One benefit of this approach is that it doesn’t require any modification to the current mining mechanics on the bitcoin side - just modifies the game theory by applying some function to how value gets distributed on the STX side.
1000x this. I think most participants in the ecosystem feel this way. Not to say we should be making arbitrary changes, but there are very few good reasons (in my opinion) to be as strict or reluctant as we have been.
It also sounds to me that a prospective new miner needs to buy STX from an existing STX holder to mine with BTC. This narrative is not as straightforward as “anyone with BTC can mine STX.” I agree with @blindcite that it isn’t simply aesthetic…and even if it is…if bitcoin has taught us anything, it’s that appearances and narratives matter!

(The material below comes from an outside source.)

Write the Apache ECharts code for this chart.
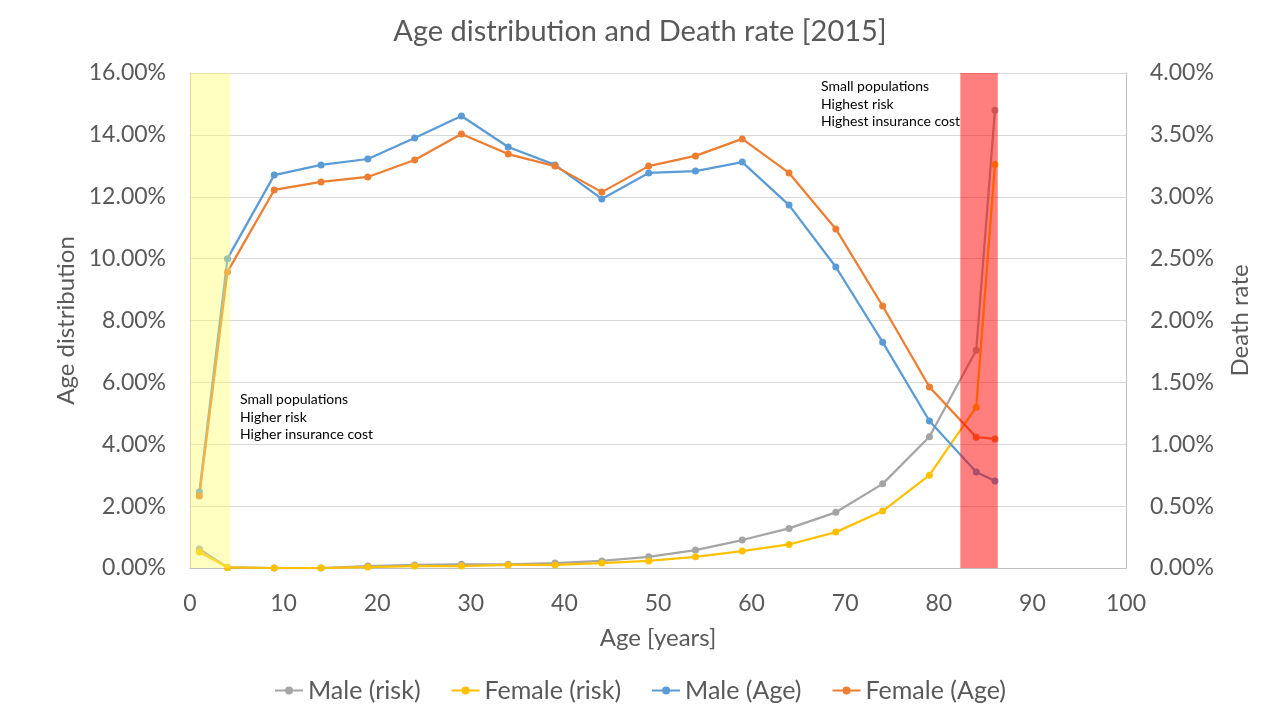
<!DOCTYPE html>
<html>
<head>
<meta charset="utf-8">
<script src="https://cdn.jsdelivr.net/npm/echarts@6/dist/echarts.min.js"></script>
<style>html,body{margin:0;padding:0;background:#fff}#c{width:1280px;height:720px}</style>
</head>
<body>
<div id="c"></div>
<script>
var ages = [1, 4, 9, 14, 19, 24, 29, 34, 39, 44, 49, 54, 59, 64, 69, 74, 79, 84, 86];
var maleRisk = [0.154, 0.005, 0.0, 0.0, 0.016, 0.025, 0.03, 0.03, 0.04, 0.057, 0.09, 0.145, 0.226, 0.32, 0.45, 0.68, 1.06, 1.76, 3.70];
var femaleRisk = [0.13, 0.005, 0.0, 0.0, 0.008, 0.016, 0.016, 0.025, 0.025, 0.04, 0.057, 0.09, 0.137, 0.19, 0.29, 0.46, 0.75, 1.30, 3.26];
var maleAge = [2.46, 10.0, 12.70, 13.03, 13.22, 13.90, 14.61, 13.61, 13.03, 11.93, 12.77, 12.83, 13.12, 11.73, 9.73, 7.30, 4.75, 3.10, 2.81];
var femaleAge = [2.33, 9.57, 12.22, 12.48, 12.64, 13.19, 14.03, 13.38, 12.99, 12.15, 12.99, 13.32, 13.87, 12.77, 10.96, 8.47, 5.85, 4.23, 4.17];
var youngBand = [0, 4.3];
var oldBand = [82.3, 86.3];
var noteYoung = ['Small populations', 'Higher risk', 'Higher insurance cost'];
var noteOld = ['Small populations', 'Highest risk', 'Highest insurance cost'];

function pairs(ys) { return ages.map(function (a, i) { return [a, ys[i]]; }); }
var F = 'Lato, "Open Sans", sans-serif';
var TXT = '#595959';

var chart = echarts.init(document.getElementById('c'));
function lineSeries(name, ys, color, axis) {
  return {
    name: name, type: 'line', yAxisIndex: axis, data: pairs(ys),
    symbol: 'circle', symbolSize: 7, showSymbol: true,
    lineStyle: { color: color, width: 2.25 },
    itemStyle: { color: color },
    emphasis: { disabled: true }, animation: false, z: 3
  };
}
function pct(v) { return v.toFixed(2) + '%'; }
chart.setOption({
  animation: false,
  title: {
    text: 'Age distribution and Death rate [2015]', left: 'center', top: 12,
    textStyle: { fontFamily: F, fontSize: 29, fontWeight: 'normal', color: TXT }
  },
  grid: { left: 190, right: 154, top: 73, bottom: 152, containLabel: false },
  legend: {
    bottom: 12, left: 'center', itemGap: 30, itemWidth: 28, itemHeight: 10,
    textStyle: { fontFamily: F, fontSize: 25, color: TXT },
    data: ['Male (risk)', 'Female (risk)', 'Male (Age)', 'Female (Age)']
  },
  xAxis: {
    type: 'value', min: 0, max: 100, interval: 10,
    name: 'Age [years]', nameLocation: 'middle', nameGap: 58,
    nameTextStyle: { fontFamily: F, fontSize: 24, color: TXT },
    axisLine: { show: true, lineStyle: { color: '#bfbfbf' } },
    axisTick: { show: false },
    axisLabel: { fontFamily: F, fontSize: 23, color: TXT, margin: 24 },
    splitLine: { show: false }
  },
  yAxis: [{
    type: 'value', min: 0, max: 16, interval: 2, position: 'left',
    name: 'Age distribution', nameLocation: 'middle', nameGap: 112, nameRotate: 90,
    nameTextStyle: { fontFamily: F, fontSize: 24, color: TXT },
    axisLine: { show: true, lineStyle: { color: '#bfbfbf' } },
    axisTick: { show: false },
    axisLabel: { fontFamily: F, fontSize: 23, color: TXT, margin: 24, formatter: pct },
    splitLine: { show: true, lineStyle: { color: '#d9d9d9' } }
  }, {
    type: 'value', min: 0, max: 4, interval: 0.5, position: 'right',
    name: 'Death rate', nameLocation: 'middle', nameGap: 102, nameRotate: 90,
    nameTextStyle: { fontFamily: F, fontSize: 24, color: TXT },
    axisLine: { show: true, lineStyle: { color: '#bfbfbf' } },
    axisTick: { show: false },
    axisLabel: { fontFamily: F, fontSize: 23, color: TXT, margin: 24, formatter: pct },
    splitLine: { show: false }
  }],
  series: [
    lineSeries('Male (risk)', maleRisk, '#A5A5A5', 1),
    lineSeries('Female (risk)', femaleRisk, '#FFC000', 1),
    lineSeries('Male (Age)', maleAge, '#5B9BD5', 0),
    lineSeries('Female (Age)', femaleAge, '#ED7D31', 0),
    {
      name: 'bands', type: 'line', data: [], z: 10, silent: true,
      markArea: {
        silent: true, z: 10,
        data: [
          [{ xAxis: youngBand[0], itemStyle: { color: 'rgba(255,255,100,0.4)' } }, { xAxis: youngBand[1] }],
          [{ xAxis: oldBand[0], itemStyle: { color: 'rgba(255,0,0,0.5)' } }, { xAxis: oldBand[1] }]
        ]
      }
    }
  ],
  graphic: [
    { type: 'text', left: 240, top: 391, z: 20, style: { text: noteYoung.join('\n'), font: '14px ' + F, fill: '#000', lineHeight: 17.5 } },
    { type: 'text', left: 821, top: 78, z: 20, style: { text: noteOld.join('\n'), font: '14px ' + F, fill: '#000', lineHeight: 17.5 } }
  ]
});
</script>
</body>
</html>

This is a really great insight. Put another way, miners in PoW are not only betting on the randomness of the mining algorithm and the behavior of other miners, but also making a whole bunch of other bets about things in their operating environment that they have imperfect information about. Is there a way to somehow capture this in PoX?
I think bid-to-mine could happen entirely on the bitcoin chain if we’re able to write to bitcoin from stacks. Miners would pre-send their BTC bids to a stacks-controlled contract wallet and they would only be transferred if they won a block. In this way you could mine for as long as it took to win a block before you had to transfer more sats.
Bid-to-mine does remove the problem of new entrants reducing profitability for everyone. It converts the economic model from fixed-sum arbitrage to an auction. Very few people can participate long-term in an arbitrage system, but lots of people can participate in an auction.
If the auction was still controlled by a weighted VRF function (rather than highest bid wins) we would need to fix bid sizing though - like in the model by @OwensTrevor. There would need to be a way for the protocol to generate the “correct” fixed bid size to correspond with the STX/BTC market price.